To reduce lock time, electronic trigger systems can sometimes be fitted instead of mechanical trigger systems. Electronic trigger systems are mostly found in high-end match arms and can reduce action time by about 90% or one order of magnitude. At very low lock times the dwell time of the bullet or pellet becomes the most influential element.
The lock time for an electronic firing circuit with electric ignition of a cartridge can be expected to be around 27 microseconds (0.027 milliseconds). Remington's Model 700 EtronX electronic firing circuit achieves a two orders of magnitude reduction compared to the standard Remington 700 rifle mechanical trigger mechanism.

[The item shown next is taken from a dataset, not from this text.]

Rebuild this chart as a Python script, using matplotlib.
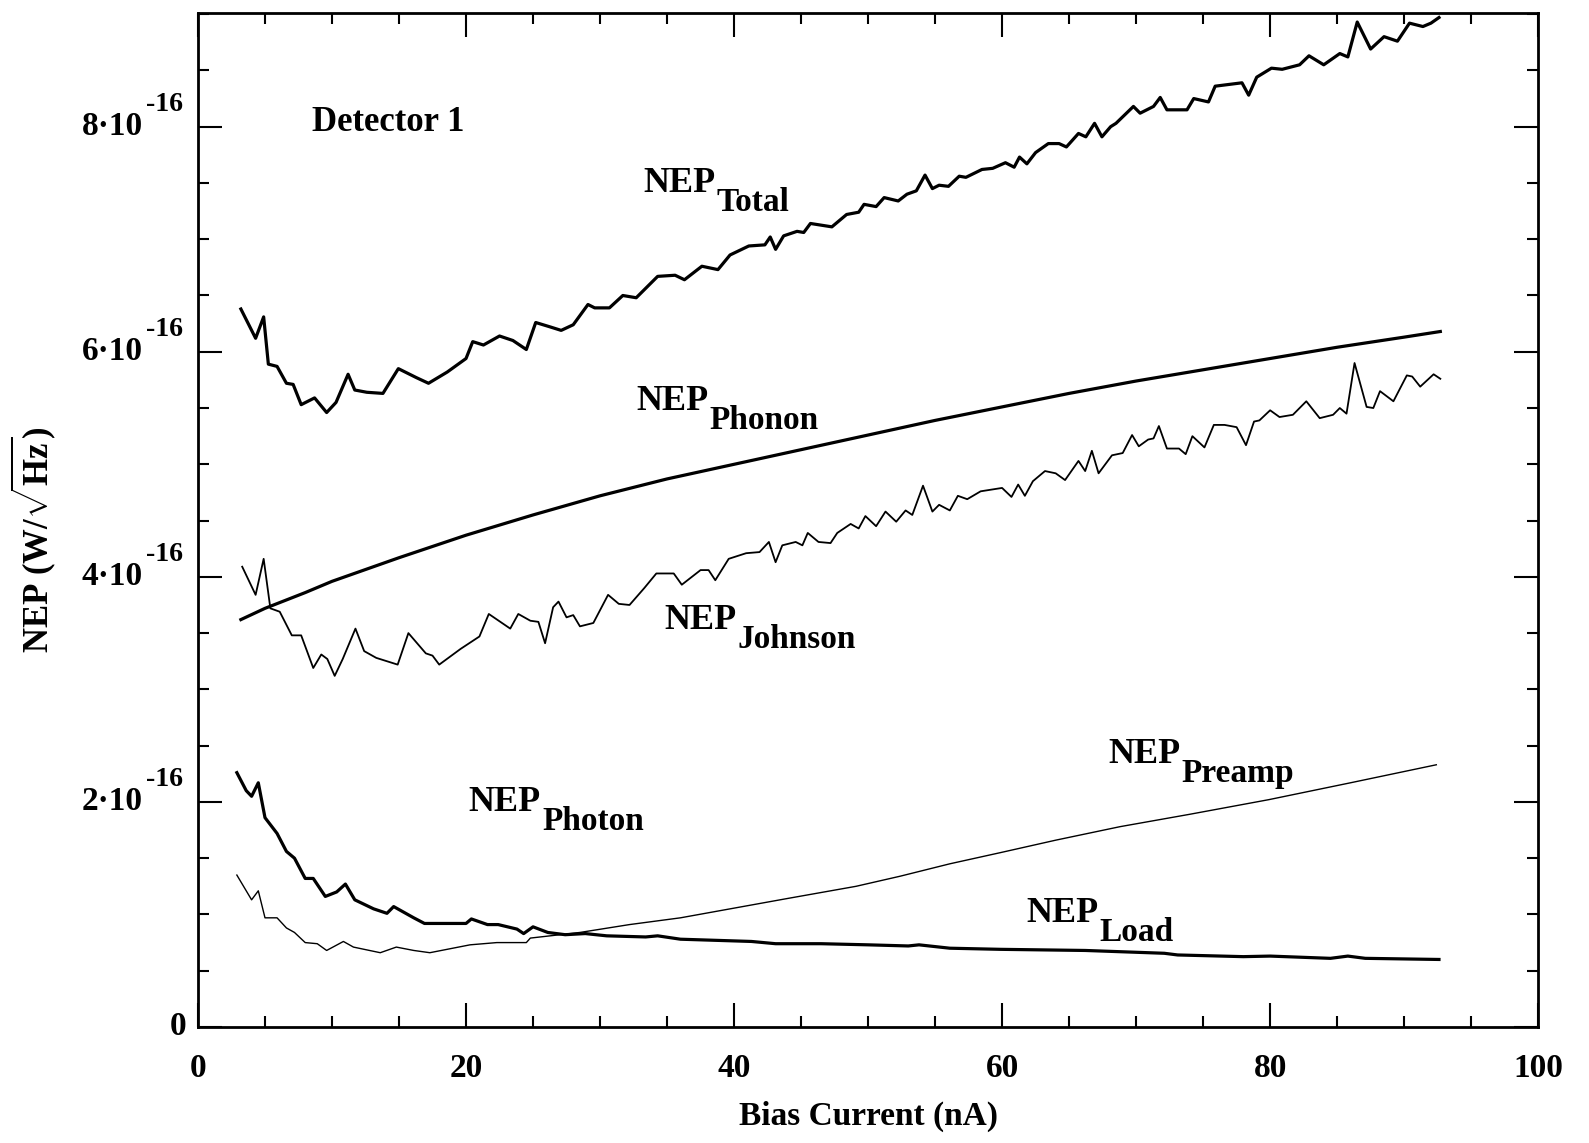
import matplotlib
matplotlib.use("Agg")
import matplotlib.pyplot as plt
import matplotlib.transforms as mtransforms
from matplotlib.ticker import MultipleLocator
import numpy as np

plt.rcParams["font.family"] = ["Liberation Serif", "DejaVu Serif"]
plt.rcParams["font.weight"] = "bold"
plt.rcParams["axes.labelweight"] = "bold"
plt.rcParams["mathtext.fontset"] = "custom"
plt.rcParams["mathtext.rm"] = "Liberation Serif:bold"
plt.rcParams["mathtext.bf"] = "Liberation Serif:bold"
plt.rcParams["mathtext.it"] = "Liberation Serif:italic:bold"

SCALE = 1e-16  # all NEP values below are in units of 1e-16 W/sqrt(Hz)

# bias current (nA) and NEP values
total_x = [3.2, 4.3, 4.9, 5.25, 5.9, 6.6, 7.1, 7.7, 8.7, 9.6, 10.3, 11.2, 11.7, 12.6, 13.8,
           14.95, 16.3, 17.2, 18.6, 20.0, 20.5, 21.3, 22.5, 23.5, 24.5, 25.2, 26.3, 27.1, 28.0,
           29.1, 29.6, 30.7, 31.7, 32.7, 34.3, 35.6, 36.3, 37.6, 38.8, 39.7, 41.1, 42.3, 42.7,
           43.1, 43.7, 44.7, 45.2, 45.7, 47.3, 48.4, 49.3, 49.7, 50.6, 51.2, 52.25, 52.9, 53.6,
           54.25, 54.8, 55.3, 56.0, 56.8, 57.3, 58.5, 59.3, 60.25, 60.9, 61.3, 61.85, 62.5,
           63.45, 64.25, 64.8, 65.7, 66.25, 66.9, 67.45, 68.1, 68.5, 69.8, 70.3, 71.3, 71.8,
           72.3, 73.8, 74.3, 75.4, 75.9, 77.9, 78.4, 79.0, 80.1, 80.9, 82.2, 82.9, 84.0, 85.2,
           85.8, 86.5, 87.5, 88.5, 89.5, 90.4, 91.4, 92.0, 92.6]
total_y = [6.38, 6.12, 6.31, 5.89, 5.87, 5.72, 5.71, 5.53, 5.59, 5.46, 5.55, 5.80, 5.66, 5.64, 5.63,
           5.85, 5.77, 5.72, 5.82, 5.94, 6.09, 6.06, 6.14, 6.10, 6.02, 6.26, 6.22, 6.19, 6.24,
           6.42, 6.39, 6.39, 6.50, 6.48, 6.67, 6.68, 6.64, 6.76, 6.73, 6.86, 6.94, 6.95, 7.02,
           6.91, 7.03, 7.07, 7.06, 7.14, 7.11, 7.22, 7.24, 7.31, 7.29, 7.37, 7.34, 7.40, 7.43,
           7.57, 7.45, 7.48, 7.47, 7.56, 7.55, 7.62, 7.63, 7.68, 7.64, 7.73, 7.67, 7.77,
           7.85, 7.85, 7.82, 7.94, 7.91, 8.03, 7.91, 8.00, 8.03, 8.18, 8.12, 8.18, 8.26,
           8.15, 8.15, 8.25, 8.22, 8.36, 8.39, 8.28, 8.44, 8.52, 8.51, 8.55, 8.63, 8.55, 8.65,
           8.62, 8.93, 8.69, 8.80, 8.76, 8.92, 8.89, 8.92, 8.97]

phonon_x = [3.2, 5, 8, 10, 15, 20, 25, 30, 35, 40, 45, 50, 55, 60, 65, 70, 75, 80, 85, 90, 92.7]
phonon_y = [3.62, 3.72, 3.86, 3.96, 4.17, 4.37, 4.55, 4.72, 4.87, 5.00, 5.13, 5.26, 5.39, 5.51,
            5.63, 5.74, 5.84, 5.94, 6.04, 6.13, 6.18]

johnson_x = [3.3, 4.3, 4.9, 5.4, 6.1, 7.0, 7.7, 8.6, 9.2, 9.65, 10.2, 10.8, 11.75, 12.4, 13.3,
             14.9, 15.7, 17.0, 17.5, 18.0, 19.6, 21.0, 21.7, 23.3, 23.9, 24.8, 25.4, 25.9, 26.5,
             26.9, 27.5, 28.0, 28.5, 29.5, 30.6, 31.4, 32.2, 33.3, 34.2, 35.5, 36.1, 37.5, 38.1,
             38.6, 39.6, 40.9, 41.9, 42.6, 43.1, 43.6, 44.6, 45.1, 45.5, 46.3, 47.2, 47.7, 48.7,
             49.3, 49.8, 50.6, 51.3, 52.1, 52.8, 53.3, 54.1, 54.8, 55.3, 56.1, 56.7, 57.4, 58.4,
             60.0, 60.7, 61.2, 61.7, 62.3, 63.2, 64.0, 64.7, 65.7, 66.2, 66.7, 67.2, 68.2, 69.0,
             69.7, 70.2, 70.9, 71.3, 71.7, 72.3, 73.2, 73.7, 74.2, 75.1, 75.8, 76.6, 77.5, 78.2,
             78.8, 79.2, 80.0, 80.7, 81.7, 82.7, 83.7, 84.7, 85.2, 85.7, 86.3, 87.2, 87.7, 88.2,
             89.2, 90.2, 90.6, 91.2, 92.2, 92.7]
johnson_y = [4.09, 3.84, 4.16, 3.72, 3.69, 3.48, 3.48, 3.19, 3.31, 3.27, 3.12, 3.27, 3.54, 3.34, 3.28,
             3.22, 3.50, 3.32, 3.30, 3.22, 3.36, 3.47, 3.67, 3.54, 3.67, 3.61, 3.60, 3.41, 3.73,
             3.78, 3.64, 3.66, 3.56, 3.59, 3.84, 3.76, 3.75, 3.90, 4.03, 4.03, 3.93, 4.06, 4.06,
             3.97, 4.16, 4.21, 4.22, 4.31, 4.13, 4.28, 4.31, 4.28, 4.39, 4.31, 4.30, 4.39, 4.47,
             4.43, 4.54, 4.45, 4.58, 4.49, 4.59, 4.55, 4.81, 4.58, 4.64, 4.59, 4.72, 4.69, 4.76,
             4.79, 4.71, 4.82, 4.72, 4.85, 4.94, 4.92, 4.86, 5.03, 4.94, 5.12, 4.92, 5.08, 5.10,
             5.26, 5.16, 5.22, 5.23, 5.34, 5.14, 5.14, 5.09, 5.25, 5.15, 5.35, 5.35, 5.33, 5.17,
             5.38, 5.39, 5.48, 5.42, 5.44, 5.56, 5.41, 5.44, 5.50, 5.45, 5.90, 5.51, 5.50, 5.65,
             5.56, 5.79, 5.78, 5.69, 5.80, 5.76]

# photon at low bias, merging into load at high bias (one thick trace)
photon_x = [2.9, 3.6, 4.0, 4.5, 5.0, 5.9, 6.6, 7.2, 8.0, 8.6, 9.5, 10.35, 11.0, 11.7, 13.1,
            14.1, 14.6, 16.1, 16.9, 20.0, 20.4, 21.6, 22.4, 23.8, 24.3, 25.0, 26.1, 27.4,
            28.9, 30.5, 33.4, 34.3, 36.0, 41.3, 43.1, 46.5, 50.0, 53.0, 53.8, 56.1, 59.9,
            66.2, 72.1, 73.1, 78.0, 80.0, 84.5, 85.8, 87.1, 92.6]
photon_y = [2.26, 2.10, 2.05, 2.17, 1.86, 1.72, 1.56, 1.50, 1.32, 1.32, 1.16, 1.20, 1.27, 1.13, 1.05,
            1.01, 1.07, 0.97, 0.92, 0.92, 0.96, 0.91, 0.91, 0.87, 0.83, 0.89, 0.84, 0.82,
            0.83, 0.81, 0.80, 0.81, 0.78, 0.76, 0.74, 0.74, 0.73, 0.72, 0.73, 0.70, 0.69,
            0.68, 0.655, 0.64, 0.625, 0.63, 0.61, 0.63, 0.61, 0.60]

preamp_x = [2.9, 4.0, 4.5, 5.0, 5.9, 6.6, 7.2, 8.0, 8.9, 9.6, 10.85, 11.6, 13.6, 14.8, 16.1,
            17.3, 20.3, 22.3, 24.5, 24.8, 28.5, 32.2, 36.0, 43.9, 49.1, 52.4, 56.1, 59.9,
            64.0, 68.8, 74.0, 79.9, 86.0, 92.4]
preamp_y = [1.35, 1.13, 1.21, 0.97, 0.97, 0.88, 0.84, 0.75, 0.74, 0.68, 0.76, 0.71, 0.66, 0.71, 0.68,
            0.66, 0.73, 0.75, 0.75, 0.79, 0.84, 0.91, 0.97, 1.14, 1.25, 1.34, 1.45, 1.55,
            1.66, 1.78, 1.89, 2.02, 2.17, 2.33]

x_ticks = [0, 20, 40, 60, 80, 100]
y_ticks = [0, 2, 4, 6, 8]
y_tick_bases = ["0", "2·10", "4·10", "6·10", "8·10"]
y_tick_exp = "-16"

# curve labels: (x, y, subscript)
curve_labels = [(33.2, 7.42, "Total"), (32.7, 5.48, "Phonon"), (34.8, 3.54, "Johnson"),
                (20.2, 1.92, "Photon"), (67.9, 2.35, "Preamp"), (61.8, 0.93, "Load")]

fig = plt.figure(figsize=(15.89, 11.43), dpi=100)
ax = fig.add_axes([0.1246, 0.1015, 0.8434, 0.8871])

ax.plot(total_x, np.array(total_y) * SCALE, color="black", lw=2.3)
ax.plot(phonon_x, np.array(phonon_y) * SCALE, color="black", lw=2.3)
ax.plot(johnson_x, np.array(johnson_y) * SCALE, color="black", lw=1.3)
ax.plot(photon_x, np.array(photon_y) * SCALE, color="black", lw=2.3)
ax.plot(preamp_x, np.array(preamp_y) * SCALE, color="black", lw=1.0)

ax.set_xlim(0, 100)
ax.set_ylim(0, 9.01 * SCALE)
ax.set_xticks(x_ticks)
ax.set_xticklabels([str(t) for t in x_ticks])
ax.xaxis.set_minor_locator(MultipleLocator(5))
ax.set_yticks([v * SCALE for v in y_ticks])
ax.set_yticklabels([])
ax.yaxis.set_minor_locator(MultipleLocator(0.5 * SCALE))

ax.tick_params(which="both", direction="in", top=True, right=True, width=1.5)
ax.tick_params(which="major", length=17, labelsize=24, pad=19)
ax.tick_params(which="minor", length=8)
for spine in ax.spines.values():
    spine.set_linewidth(2)

blend = mtransforms.blended_transform_factory(ax.transAxes, ax.transData)
for v, base in zip(y_ticks, y_tick_bases):
    if v == 0:
        ax.text(-0.009, v * SCALE, base, transform=blend, ha="right", va="center", fontsize=24)
        continue
    ax.text(-0.041, v * SCALE, base, transform=blend, ha="right", va="center", fontsize=24)
    ax.annotate(y_tick_exp, xy=(-0.039, v * SCALE), xycoords=blend, xytext=(0, 7),
                textcoords="offset points", ha="left", va="bottom", fontsize=20)

ax.set_xlabel("Bias Current (nA)", fontsize=24, fontweight="bold", labelpad=12)
ax.text(-0.123, 0.48, r"NEP (W/$\sqrt{\mathbf{Hz}}$)", transform=ax.transAxes,
        rotation=90, ha="center", va="center", fontsize=25)

ax.text(8.5, 7.96 * SCALE, "Detector 1", fontsize=25, ha="left", va="baseline")
for lx, ly, sub in curve_labels:
    t = ax.text(lx, ly * SCALE, "NEP", fontsize=26, ha="left", va="baseline")
    ax.annotate(sub, xy=(1, 0), xycoords=t, xytext=(1, -13), textcoords="offset points",
                fontsize=24, ha="left", va="bottom")

fig.savefig("out.png", dpi=100)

== Other related factors ==
Not only lock time determines how long it takes from when the trigger has been activated until the bullet has left the barrel. Both firearm and ammunition design impacts the time until ignition, time until maximum chamber pressure is reached, and the time the bullet spends traveling through the barrel. These can be summed up chronologically as follows:

1. Lock time: The time from when the trigger is activated until the firing pin hits the primer.
2. Ignition time: The time from the firing pin has hit the primer and until the powder has started to burn in such a way that pressure has formed inside the cartridge (reliable ignition and a consistent ignition time is sought after for both safety and precision.).
3. Time until maximum pressure: The time from when pressure has been created until maximum pressure is reached.
4. Barrel time: The total time the projectile spends traveling through the barrel. A "faster" cartridge in a short barrel can decrease the barrel travel time, thereby increasing precision.

Point 2, 3, and 4 describe the time from start of ignition until the bullet leaves the barrel, and can be summarized as the bullet dwell time. In most modern fullbore centerfire rifle cartridges the total dwell time lies around 1.0 to 1.5 milliseconds, while the slower .22 Long Rifle round has a dwell time of around 2.3 milliseconds when fired from a smallbore biathlon rifle.